▶ _Task directions_
List every line below containing "matplotlib".

▶ _Supplied material_
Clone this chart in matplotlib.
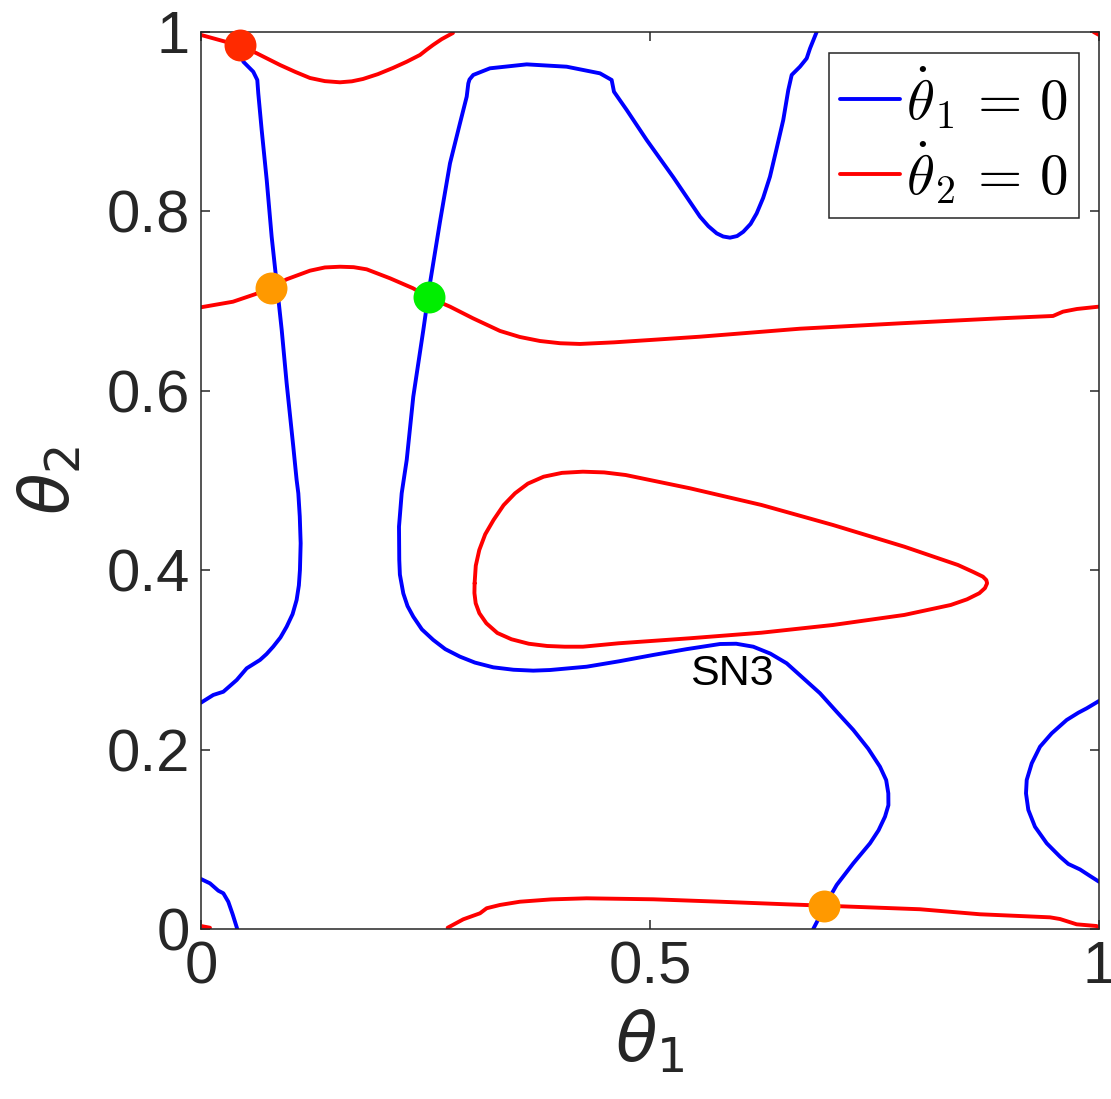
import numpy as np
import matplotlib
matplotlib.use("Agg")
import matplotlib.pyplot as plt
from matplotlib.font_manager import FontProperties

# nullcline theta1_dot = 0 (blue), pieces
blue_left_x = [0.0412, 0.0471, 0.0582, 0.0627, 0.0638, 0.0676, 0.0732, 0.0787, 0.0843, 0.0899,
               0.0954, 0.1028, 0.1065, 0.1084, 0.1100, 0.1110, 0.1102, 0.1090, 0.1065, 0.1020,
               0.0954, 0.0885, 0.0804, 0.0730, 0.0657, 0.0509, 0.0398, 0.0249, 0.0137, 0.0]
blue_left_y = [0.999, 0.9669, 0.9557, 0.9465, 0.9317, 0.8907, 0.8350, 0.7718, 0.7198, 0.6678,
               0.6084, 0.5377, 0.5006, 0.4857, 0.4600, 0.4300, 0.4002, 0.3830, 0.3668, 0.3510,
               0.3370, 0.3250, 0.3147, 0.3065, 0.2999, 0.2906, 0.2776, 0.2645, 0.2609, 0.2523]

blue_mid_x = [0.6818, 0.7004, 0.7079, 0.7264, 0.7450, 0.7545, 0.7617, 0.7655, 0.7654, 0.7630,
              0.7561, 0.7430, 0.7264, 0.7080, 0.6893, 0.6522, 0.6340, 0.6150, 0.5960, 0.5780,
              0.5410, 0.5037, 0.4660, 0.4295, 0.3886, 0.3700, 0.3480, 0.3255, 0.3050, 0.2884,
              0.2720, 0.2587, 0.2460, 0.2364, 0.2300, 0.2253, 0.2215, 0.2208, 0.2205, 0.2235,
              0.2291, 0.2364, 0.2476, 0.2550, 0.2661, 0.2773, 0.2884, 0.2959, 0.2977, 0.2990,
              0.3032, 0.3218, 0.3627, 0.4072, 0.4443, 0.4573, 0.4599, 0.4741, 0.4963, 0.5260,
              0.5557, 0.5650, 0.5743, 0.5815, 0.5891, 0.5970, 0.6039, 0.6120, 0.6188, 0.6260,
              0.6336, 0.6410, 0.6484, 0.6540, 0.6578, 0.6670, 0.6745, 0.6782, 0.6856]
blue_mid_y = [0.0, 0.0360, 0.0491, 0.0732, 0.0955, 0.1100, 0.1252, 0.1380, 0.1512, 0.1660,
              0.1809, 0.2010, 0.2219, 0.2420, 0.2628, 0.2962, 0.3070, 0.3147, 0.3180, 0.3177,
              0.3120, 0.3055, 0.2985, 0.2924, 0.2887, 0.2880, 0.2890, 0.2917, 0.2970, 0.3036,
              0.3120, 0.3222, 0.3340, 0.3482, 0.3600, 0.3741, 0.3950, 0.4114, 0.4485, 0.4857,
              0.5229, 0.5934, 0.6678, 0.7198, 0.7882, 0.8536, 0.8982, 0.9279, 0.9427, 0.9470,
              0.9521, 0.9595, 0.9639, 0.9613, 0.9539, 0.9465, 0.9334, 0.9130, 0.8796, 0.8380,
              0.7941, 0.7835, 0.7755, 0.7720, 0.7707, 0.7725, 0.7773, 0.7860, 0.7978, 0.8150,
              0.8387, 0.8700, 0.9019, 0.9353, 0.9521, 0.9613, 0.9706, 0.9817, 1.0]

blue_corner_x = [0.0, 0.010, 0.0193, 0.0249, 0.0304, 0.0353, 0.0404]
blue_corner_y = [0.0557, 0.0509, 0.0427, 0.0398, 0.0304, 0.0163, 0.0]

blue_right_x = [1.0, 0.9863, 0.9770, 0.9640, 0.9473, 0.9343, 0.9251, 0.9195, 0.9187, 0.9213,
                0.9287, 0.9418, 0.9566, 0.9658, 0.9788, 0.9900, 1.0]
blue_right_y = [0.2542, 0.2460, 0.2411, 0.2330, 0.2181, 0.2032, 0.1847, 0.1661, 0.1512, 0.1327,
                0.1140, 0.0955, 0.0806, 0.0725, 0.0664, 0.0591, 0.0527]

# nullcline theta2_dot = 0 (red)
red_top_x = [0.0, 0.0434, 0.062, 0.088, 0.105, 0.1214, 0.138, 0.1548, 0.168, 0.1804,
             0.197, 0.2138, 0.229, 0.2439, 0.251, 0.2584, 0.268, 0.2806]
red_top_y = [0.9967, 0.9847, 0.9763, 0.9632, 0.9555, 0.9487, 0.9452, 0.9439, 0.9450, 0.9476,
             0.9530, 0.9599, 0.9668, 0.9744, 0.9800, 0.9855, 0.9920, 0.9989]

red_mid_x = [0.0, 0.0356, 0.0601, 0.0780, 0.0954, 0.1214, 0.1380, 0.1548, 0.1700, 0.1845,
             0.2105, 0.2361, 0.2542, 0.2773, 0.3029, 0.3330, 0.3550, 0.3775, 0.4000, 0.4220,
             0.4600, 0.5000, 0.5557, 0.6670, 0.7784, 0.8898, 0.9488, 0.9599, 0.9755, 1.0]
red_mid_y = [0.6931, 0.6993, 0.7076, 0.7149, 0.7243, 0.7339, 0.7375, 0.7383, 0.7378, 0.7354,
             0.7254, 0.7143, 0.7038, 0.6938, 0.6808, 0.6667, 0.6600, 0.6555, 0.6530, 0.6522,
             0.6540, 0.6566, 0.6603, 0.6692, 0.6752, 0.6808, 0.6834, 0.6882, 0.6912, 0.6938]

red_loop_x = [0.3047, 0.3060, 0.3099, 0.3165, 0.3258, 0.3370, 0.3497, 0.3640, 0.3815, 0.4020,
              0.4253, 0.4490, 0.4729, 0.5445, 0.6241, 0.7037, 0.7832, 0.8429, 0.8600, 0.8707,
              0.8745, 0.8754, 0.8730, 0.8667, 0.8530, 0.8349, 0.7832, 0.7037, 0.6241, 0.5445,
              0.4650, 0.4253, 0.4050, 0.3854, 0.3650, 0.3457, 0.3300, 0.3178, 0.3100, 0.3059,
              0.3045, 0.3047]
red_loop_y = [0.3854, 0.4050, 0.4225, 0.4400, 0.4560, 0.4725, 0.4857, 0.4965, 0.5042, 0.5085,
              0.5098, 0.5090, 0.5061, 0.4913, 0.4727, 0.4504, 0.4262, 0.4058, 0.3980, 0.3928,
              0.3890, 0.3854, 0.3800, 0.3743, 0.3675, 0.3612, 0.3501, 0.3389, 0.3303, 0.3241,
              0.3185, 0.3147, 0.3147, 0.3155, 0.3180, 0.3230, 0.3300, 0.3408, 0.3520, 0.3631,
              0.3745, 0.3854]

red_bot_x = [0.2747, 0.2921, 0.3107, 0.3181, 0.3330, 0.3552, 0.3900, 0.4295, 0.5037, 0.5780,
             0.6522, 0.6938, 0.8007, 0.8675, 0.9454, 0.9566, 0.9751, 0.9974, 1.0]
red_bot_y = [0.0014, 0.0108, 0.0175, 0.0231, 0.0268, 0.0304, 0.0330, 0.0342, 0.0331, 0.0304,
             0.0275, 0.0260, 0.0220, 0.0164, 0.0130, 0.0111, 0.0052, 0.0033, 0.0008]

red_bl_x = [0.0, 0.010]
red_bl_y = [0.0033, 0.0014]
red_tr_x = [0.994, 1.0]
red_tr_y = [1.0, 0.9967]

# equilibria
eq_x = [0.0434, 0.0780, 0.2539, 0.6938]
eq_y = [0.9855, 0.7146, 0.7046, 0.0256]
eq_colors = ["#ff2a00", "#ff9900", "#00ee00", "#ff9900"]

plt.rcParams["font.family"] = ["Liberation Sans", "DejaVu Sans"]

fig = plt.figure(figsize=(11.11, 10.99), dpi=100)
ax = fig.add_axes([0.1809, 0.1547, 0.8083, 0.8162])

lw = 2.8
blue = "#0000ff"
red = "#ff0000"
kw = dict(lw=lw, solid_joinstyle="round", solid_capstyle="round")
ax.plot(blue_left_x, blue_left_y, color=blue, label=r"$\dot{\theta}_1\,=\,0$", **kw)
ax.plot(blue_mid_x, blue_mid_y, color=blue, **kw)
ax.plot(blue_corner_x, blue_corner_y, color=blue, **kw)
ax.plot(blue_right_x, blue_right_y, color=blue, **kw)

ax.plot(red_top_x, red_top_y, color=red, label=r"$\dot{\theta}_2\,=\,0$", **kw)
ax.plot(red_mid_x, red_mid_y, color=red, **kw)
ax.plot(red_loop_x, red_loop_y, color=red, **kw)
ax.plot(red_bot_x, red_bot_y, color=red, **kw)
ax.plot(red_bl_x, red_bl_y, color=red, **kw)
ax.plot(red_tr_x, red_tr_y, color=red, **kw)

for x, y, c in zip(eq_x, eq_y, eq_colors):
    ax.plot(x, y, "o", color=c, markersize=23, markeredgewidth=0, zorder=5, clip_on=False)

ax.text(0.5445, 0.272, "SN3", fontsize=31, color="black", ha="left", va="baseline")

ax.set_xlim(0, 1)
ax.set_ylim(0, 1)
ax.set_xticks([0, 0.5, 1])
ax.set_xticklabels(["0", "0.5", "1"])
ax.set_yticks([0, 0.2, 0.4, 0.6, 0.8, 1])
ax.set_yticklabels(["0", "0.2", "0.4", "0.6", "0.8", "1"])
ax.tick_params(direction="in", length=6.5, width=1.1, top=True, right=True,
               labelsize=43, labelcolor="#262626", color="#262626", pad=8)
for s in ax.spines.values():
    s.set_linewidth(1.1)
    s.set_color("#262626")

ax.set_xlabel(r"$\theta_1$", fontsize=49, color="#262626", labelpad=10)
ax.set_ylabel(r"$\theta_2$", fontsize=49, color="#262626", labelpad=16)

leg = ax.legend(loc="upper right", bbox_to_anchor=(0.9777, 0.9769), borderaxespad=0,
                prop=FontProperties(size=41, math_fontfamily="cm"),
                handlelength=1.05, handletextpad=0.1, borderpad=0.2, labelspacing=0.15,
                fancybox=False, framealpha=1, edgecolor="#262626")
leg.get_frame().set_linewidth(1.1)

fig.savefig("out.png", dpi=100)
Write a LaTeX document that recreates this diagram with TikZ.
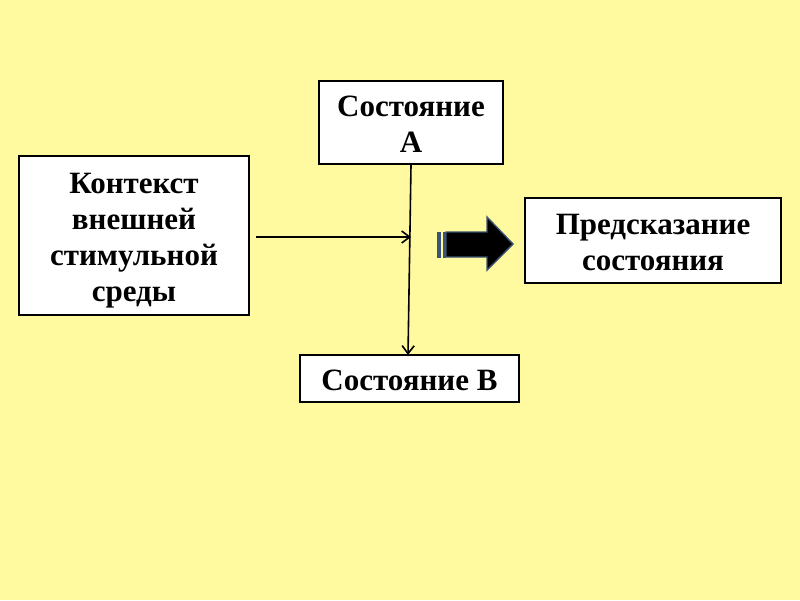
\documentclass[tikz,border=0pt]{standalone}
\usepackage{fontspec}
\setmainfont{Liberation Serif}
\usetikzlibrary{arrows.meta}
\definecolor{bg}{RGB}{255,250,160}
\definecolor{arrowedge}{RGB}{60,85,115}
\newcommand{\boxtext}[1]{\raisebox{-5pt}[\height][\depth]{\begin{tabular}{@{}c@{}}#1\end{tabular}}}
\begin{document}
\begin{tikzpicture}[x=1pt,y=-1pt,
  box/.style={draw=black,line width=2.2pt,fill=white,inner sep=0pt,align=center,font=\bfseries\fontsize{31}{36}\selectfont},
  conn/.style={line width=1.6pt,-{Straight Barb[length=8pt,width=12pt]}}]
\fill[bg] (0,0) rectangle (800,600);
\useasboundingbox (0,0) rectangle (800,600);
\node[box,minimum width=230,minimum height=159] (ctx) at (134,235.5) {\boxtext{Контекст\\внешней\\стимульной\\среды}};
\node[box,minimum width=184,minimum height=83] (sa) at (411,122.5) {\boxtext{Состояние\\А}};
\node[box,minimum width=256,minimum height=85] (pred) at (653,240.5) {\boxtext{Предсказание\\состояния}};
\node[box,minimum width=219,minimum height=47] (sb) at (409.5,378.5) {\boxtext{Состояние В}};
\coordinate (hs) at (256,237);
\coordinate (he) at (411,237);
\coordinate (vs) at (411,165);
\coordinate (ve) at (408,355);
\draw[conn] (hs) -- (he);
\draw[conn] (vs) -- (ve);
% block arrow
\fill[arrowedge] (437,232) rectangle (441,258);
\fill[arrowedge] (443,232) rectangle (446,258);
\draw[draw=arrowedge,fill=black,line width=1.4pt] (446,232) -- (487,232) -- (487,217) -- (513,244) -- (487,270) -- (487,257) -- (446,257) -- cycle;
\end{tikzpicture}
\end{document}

▶ _Written solution_
Clone this chart in matplotlib.
import matplotlib
matplotlib.use("Agg")
import matplotlib.pyplot as plt
from matplotlib.font_manager import FontProperties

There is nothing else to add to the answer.